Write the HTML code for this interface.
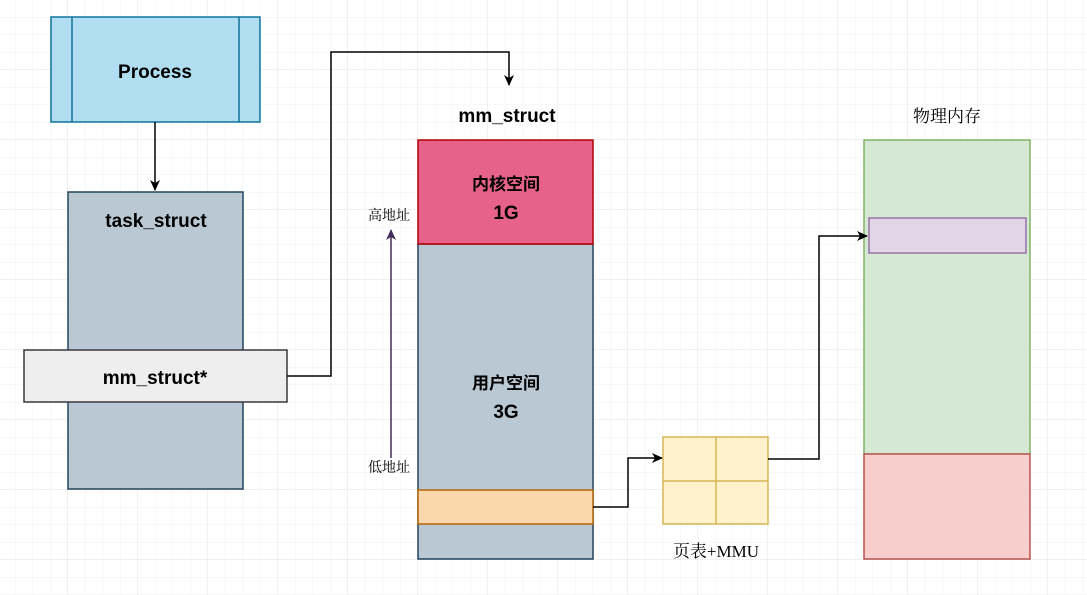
<!DOCTYPE html>
<html><head><meta charset="utf-8"><style>
html,body{margin:0;padding:0;background:#fff;}
svg{display:block;}
text{font-family:"Comic Sans MS","Liberation Sans","Noto Sans CJK SC",sans-serif;font-weight:bold;fill:#000;}
.s{font-family:"Liberation Serif","Noto Serif CJK SC",serif;font-weight:normal;}
</style></head><body>
<svg width="1087" height="595" viewBox="0 0 1087 595" xmlns="http://www.w3.org/2000/svg">
<defs>
<pattern id="mn" width="17.5" height="17.5" patternUnits="userSpaceOnUse" x="-2" y="0">
<path d="M17.5 0V17.5M0 17.5H17.5" stroke="#f2f2f2" stroke-width="1" fill="none"/></pattern>
<pattern id="mj" width="70" height="70" patternUnits="userSpaceOnUse" x="-2" y="0">
<path d="M70 0V70M0 70H70" stroke="#e3e3e3" stroke-width="1" fill="none"/></pattern>
<marker id="ah" markerWidth="12" markerHeight="12" refX="10" refY="6" orient="auto" markerUnits="userSpaceOnUse">
<path d="M0,1 L11,6 L0,11 L3,6 Z" fill="#000"/></marker>
<marker id="ap" markerWidth="12" markerHeight="12" refX="10" refY="6" orient="auto" markerUnits="userSpaceOnUse">
<path d="M0,1 L11,6 L0,11 L3,6 Z" fill="#432d57"/></marker>
</defs>
<rect width="1087" height="595" fill="url(#mn)"/>
<rect width="1087" height="595" fill="url(#mj)"/>

<rect x="51" y="17" width="209" height="105" fill="#b1ddf0" stroke="#10739e" stroke-width="1.5"/>
<line x1="72" y1="17" x2="72" y2="122" stroke="#10739e" stroke-width="1.5"/>
<line x1="239" y1="17" x2="239" y2="122" stroke="#10739e" stroke-width="1.5"/>
<text x="155" y="78" font-size="19" text-anchor="middle">Process</text>
<line x1="155" y1="122" x2="155" y2="190" stroke="#000" stroke-width="1.5" marker-end="url(#ah)"/>

<rect x="68" y="192" width="175" height="297" fill="#bac8d3" stroke="#23445d" stroke-width="1.5"/>
<text x="156" y="227" font-size="19" text-anchor="middle">task_struct</text>
<rect x="24" y="350" width="263" height="52" fill="#eeeeee" stroke="#36393d" stroke-width="1.5"/>
<text x="155" y="384" font-size="19" text-anchor="middle">mm_struct*</text>

<polyline points="287,376 331,376 331,52 509,52 509,85" fill="none" stroke="#000" stroke-width="1.5" marker-end="url(#ah)"/>
<text x="507" y="122" font-size="19" text-anchor="middle">mm_struct</text>

<rect x="418" y="244" width="175" height="315" fill="#bac8d3" stroke="#23445d" stroke-width="1.5"/>
<rect x="418" y="140" width="175" height="104" fill="#e6628b" stroke="#b20000" stroke-width="1.5"/>
<text x="506" y="190" font-size="17" text-anchor="middle">内核空间</text>
<text x="506" y="219" font-size="19" text-anchor="middle">1G</text>
<text x="506" y="389" font-size="17" text-anchor="middle">用户空间</text>
<text x="506" y="418" font-size="19" text-anchor="middle">3G</text>
<rect x="418" y="490" width="175" height="34" fill="#fad7ac" stroke="#b46504" stroke-width="1.5"/>

<line x1="391" y1="458" x2="391" y2="230" stroke="#432d57" stroke-width="1.5" marker-end="url(#ap)"/>
<text class="s" x="389" y="220" font-size="14" text-anchor="middle">高地址</text>
<text class="s" x="389" y="472" font-size="14" text-anchor="middle">低地址</text>

<polyline points="593,507 628,507 628,458 662,458" fill="none" stroke="#000" stroke-width="1.5" marker-end="url(#ah)"/>
<rect x="663" y="437" width="105" height="87" fill="#fff2cc" stroke="#d6b656" stroke-width="1.5"/>
<line x1="716" y1="437" x2="716" y2="524" stroke="#d6b656" stroke-width="1.5"/>
<line x1="663" y1="481" x2="768" y2="481" stroke="#d6b656" stroke-width="1.5"/>
<text class="s" x="716" y="557" font-size="17" text-anchor="middle">页表+MMU</text>

<rect x="864" y="140" width="166" height="314" fill="#d5e8d4" stroke="#82b366" stroke-width="1.5"/>
<rect x="864" y="454" width="166" height="105" fill="#f8cecc" stroke="#b85450" stroke-width="1.5"/>
<rect x="869" y="218" width="157" height="35" fill="#e1d5e7" stroke="#9673a6" stroke-width="1.5"/>
<polyline points="768,459 819,459 819,236 867,236" fill="none" stroke="#000" stroke-width="1.5" marker-end="url(#ah)"/>
<text class="s" x="947" y="122" font-size="17" text-anchor="middle">物理内存</text>
</svg>
</body></html>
-*-*-
TASK DIRECTIONS - Quote the preceding listing precisely and completely, omitting its images.

REPLY -
Write the HTML code for this interface.
<!DOCTYPE html>
<html><head><meta charset="utf-8"><style>
html,body{margin:0;padding:0;background:#fff;}
svg{display:block;}
text{font-family:"Comic Sans MS","Liberation Sans","Noto Sans CJK SC",sans-serif;font-weight:bold;fill:#000;}
.s{font-family:"Liberation Serif","Noto Serif CJK SC",serif;font-weight:normal;}
</style></head><body>
<svg width="1087" height="595" viewBox="0 0 1087 595" xmlns="http://www.w3.org/2000/svg">
<defs>
<pattern id="mn" width="17.5" height="17.5" patternUnits="userSpaceOnUse" x="-2" y="0">
<path d="M17.5 0V17.5M0 17.5H17.5" stroke="#f2f2f2" stroke-width="1" fill="none"/></pattern>
<pattern id="mj" width="70" height="70" patternUnits="userSpaceOnUse" x="-2" y="0">
<path d="M70 0V70M0 70H70" stroke="#e3e3e3" stroke-width="1" fill="none"/></pattern>
<marker id="ah" markerWidth="12" markerHeight="12" refX="10" refY="6" orient="auto" markerUnits="userSpaceOnUse">
<path d="M0,1 L11,6 L0,11 L3,6 Z" fill="#000"/></marker>
<marker id="ap" markerWidth="12" markerHeight="12" refX="10" refY="6" orient="auto" markerUnits="userSpaceOnUse">
<path d="M0,1 L11,6 L0,11 L3,6 Z" fill="#432d57"/></marker>
</defs>
<rect width="1087" height="595" fill="url(#mn)"/>
<rect width="1087" height="595" fill="url(#mj)"/>

<rect x="51" y="17" width="209" height="105" fill="#b1ddf0" stroke="#10739e" stroke-width="1.5"/>
<line x1="72" y1="17" x2="72" y2="122" stroke="#10739e" stroke-width="1.5"/>
<line x1="239" y1="17" x2="239" y2="122" stroke="#10739e" stroke-width="1.5"/>
<text x="155" y="78" font-size="19" text-anchor="middle">Process</text>
<line x1="155" y1="122" x2="155" y2="190" stroke="#000" stroke-width="1.5" marker-end="url(#ah)"/>

<rect x="68" y="192" width="175" height="297" fill="#bac8d3" stroke="#23445d" stroke-width="1.5"/>
<text x="156" y="227" font-size="19" text-anchor="middle">task_struct</text>
<rect x="24" y="350" width="263" height="52" fill="#eeeeee" stroke="#36393d" stroke-width="1.5"/>
<text x="155" y="384" font-size="19" text-anchor="middle">mm_struct*</text>

<polyline points="287,376 331,376 331,52 509,52 509,85" fill="none" stroke="#000" stroke-width="1.5" marker-end="url(#ah)"/>
<text x="507" y="122" font-size="19" text-anchor="middle">mm_struct</text>

<rect x="418" y="244" width="175" height="315" fill="#bac8d3" stroke="#23445d" stroke-width="1.5"/>
<rect x="418" y="140" width="175" height="104" fill="#e6628b" stroke="#b20000" stroke-width="1.5"/>
<text x="506" y="190" font-size="17" text-anchor="middle">内核空间</text>
<text x="506" y="219" font-size="19" text-anchor="middle">1G</text>
<text x="506" y="389" font-size="17" text-anchor="middle">用户空间</text>
<text x="506" y="418" font-size="19" text-anchor="middle">3G</text>
<rect x="418" y="490" width="175" height="34" fill="#fad7ac" stroke="#b46504" stroke-width="1.5"/>

<line x1="391" y1="458" x2="391" y2="230" stroke="#432d57" stroke-width="1.5" marker-end="url(#ap)"/>
<text class="s" x="389" y="220" font-size="14" text-anchor="middle">高地址</text>
<text class="s" x="389" y="472" font-size="14" text-anchor="middle">低地址</text>

<polyline points="593,507 628,507 628,458 662,458" fill="none" stroke="#000" stroke-width="1.5" marker-end="url(#ah)"/>
<rect x="663" y="437" width="105" height="87" fill="#fff2cc" stroke="#d6b656" stroke-width="1.5"/>
<line x1="716" y1="437" x2="716" y2="524" stroke="#d6b656" stroke-width="1.5"/>
<line x1="663" y1="481" x2="768" y2="481" stroke="#d6b656" stroke-width="1.5"/>
<text class="s" x="716" y="557" font-size="17" text-anchor="middle">页表+MMU</text>

<rect x="864" y="140" width="166" height="314" fill="#d5e8d4" stroke="#82b366" stroke-width="1.5"/>
<rect x="864" y="454" width="166" height="105" fill="#f8cecc" stroke="#b85450" stroke-width="1.5"/>
<rect x="869" y="218" width="157" height="35" fill="#e1d5e7" stroke="#9673a6" stroke-width="1.5"/>
<polyline points="768,459 819,459 819,236 867,236" fill="none" stroke="#000" stroke-width="1.5" marker-end="url(#ah)"/>
<text class="s" x="947" y="122" font-size="17" text-anchor="middle">物理内存</text>
</svg>
</body></html>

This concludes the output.